Sunday, August 25, 2024

August 25: "Today," Mr. Tumnus, Slightly Surreal

It was a good day.

However, I did spend a good deal of time working on syllabi and lesson plans and virtual teaching material.  Not fun, but necessary.  Thank goodness, I'd done a lot of the groundwork last week.  It was simply a lot of cutting and pasting and emailing.  

By midafternoon, I felt slightly brain dead, so I decided to take my puppy for a long walk to clear my mind a little.  It was a hot day (mid 80s), and there wasn't a whole lot of shade.  We took the Iron Ore Heritage Trail from my hometown to the neighboring town.  That's a little over three miles.  It's a beautiful hiking/biking path through woods and near caving grounds.  

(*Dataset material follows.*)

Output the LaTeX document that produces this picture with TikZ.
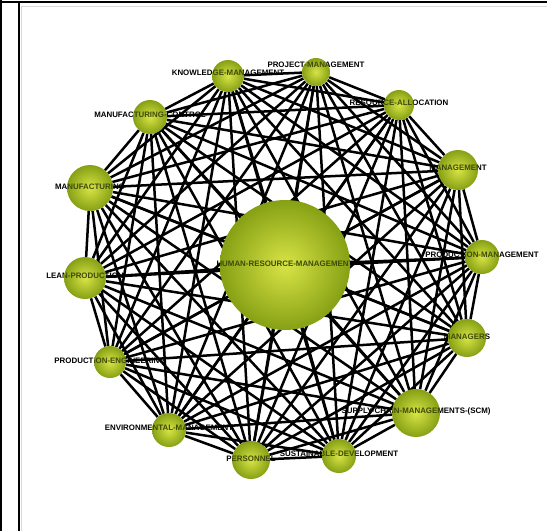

I've always found this trail slightly surreal.  As you travel down it, you encounter things like uprooted trees and squares of cement that look like abandoned chimneys.  There are benches along the way, in case your feet get a little tired.  But the strangest thing on the Heritage Trail are lampposts.  Not powerline poles topped with lights.  Honest-to-God lampposts that look like they could have been transplanted from Narnia.  I can actually imagine the faun Mr. Tumnus standing beneath one of them.  Or maybe Harvey the rabbit.

Billy Collins has a good day, too . . . 

Today

by: Billy Collins

If ever there were a spring day so perfect,
so uplifted by a warm intermittent breeze

that it made you want to throw
open all the windows in the house

and unlatch the door to the canary's cage,
indeed, rip the little door from its jamb,

a day when the cool brick paths
and the garden bursting with peonies

seemed so etched in sunlight
that you felt like taking

a hammer to the glass paperweight
on the living room end table,

releasing the inhabitants
from their snow-covered cottage

so they could walk out,
holding hands and squinting

into this larger dome of blue and white,
well, today is just that kind of day.



It is a little past 9 p.m. as I type this now.  I know that autumn is fast approaching because night has already arrived.  My wife and son are getting ready for bed.  I can feel the shift of seasons in the house--from summer vacation to schoolyear.  I should be used to this change.  I've been doing it for almost 30 years, but I still find this letting go of sun and warmth very difficult.

Even along the trail this afternoon, I noticed leaves changing colors, green surrendering to gold and orange.  The long-legged shadows of August are stretching toward September.  Everyone is soaking up this last gasp of heat before the furnaces start kicking in.

As Saint Marty said, though, it was a good day.